Parsing XML using SAX

SAX, the Simple API for XML, is another take on parsing XML files. But, as opposed to the DOM approach, a SAX parser will not re-construct the entire document tree in memory, but instead operates in an event-driven manner. The SAX API allows clients to register callback functions for the items they are interested in ( which can be text nodes, element nodes, processing instructions or comments ). When the SAX parser will encounter these items, an event will be triggered and the callback function ( if any are registered ) will be called, allowing the client application to take action. Another event will be triggered when an end of any of those XML features is encountered, and eventual functions called.

Another difference between SAX and DOM is that there is no standard for SAX, and therefore the API is not guaranteed to be the same for all parsers. In practice, differences between various implementations are quite significant, requiring users to familiarize themselves with the particular flavor of SAX which the parser employs.

For example, a SAX parser is described by Microsoft’s ISAXXMLReader (http://msdn.microsoft.com/en-us/library/aa924174.aspx ); callback functions can be set using the ISAXContentHandler::startElement method. But fortunately other implementations outside COM ugliness are available for C++; one of the most popular choices is Xerces (http://xerces.apache.org/index.html ), by Apache. It can be used like this:
void foobar_sax_handler::startElement(const XMLCh* const name,
                           AttributeList& attributes)
{
    char* m_name = XMLString::transcode(name);
    cout << "Element encountered: "<< m_name << endl;
    XMLString::release(&m_name);
}

This assumes that we have defined a class named foobar_sax_handler, which inherits from HandlerBase and has a startElement method. We can set this class to handle XML events with the setDocumentHandler method of the SaxParser class. Our customized parser can then be invoked using the parse( xml_file ) method of the SaxParser class, where xml_file represents the name of an XML file.

When the parse method is called, the startElement method will be called for each element, printing it’s name. Of course, inside this method we can perform more specific actions, for example only printing or modifying certain elements.

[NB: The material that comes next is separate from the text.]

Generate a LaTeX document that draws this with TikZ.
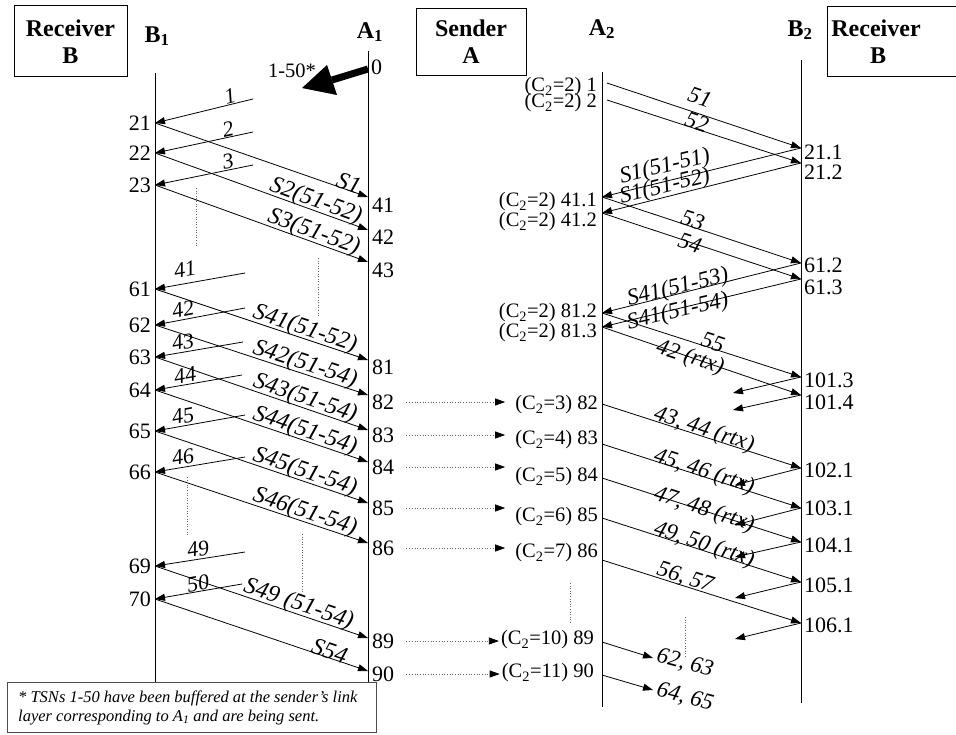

SAX bindings are also available for other languages as well, for example the jssaxparser ( http://code.google.com/p/jssaxparser/ ) is for JavaScript; a SAX parser is also available for Java ( javax.xml.parsers.SAXParser ). The API varies slightly between all these implementations, but the same principles apply; if one is familiar with using SAX with one programming language, switching to a different one will be relatively easy.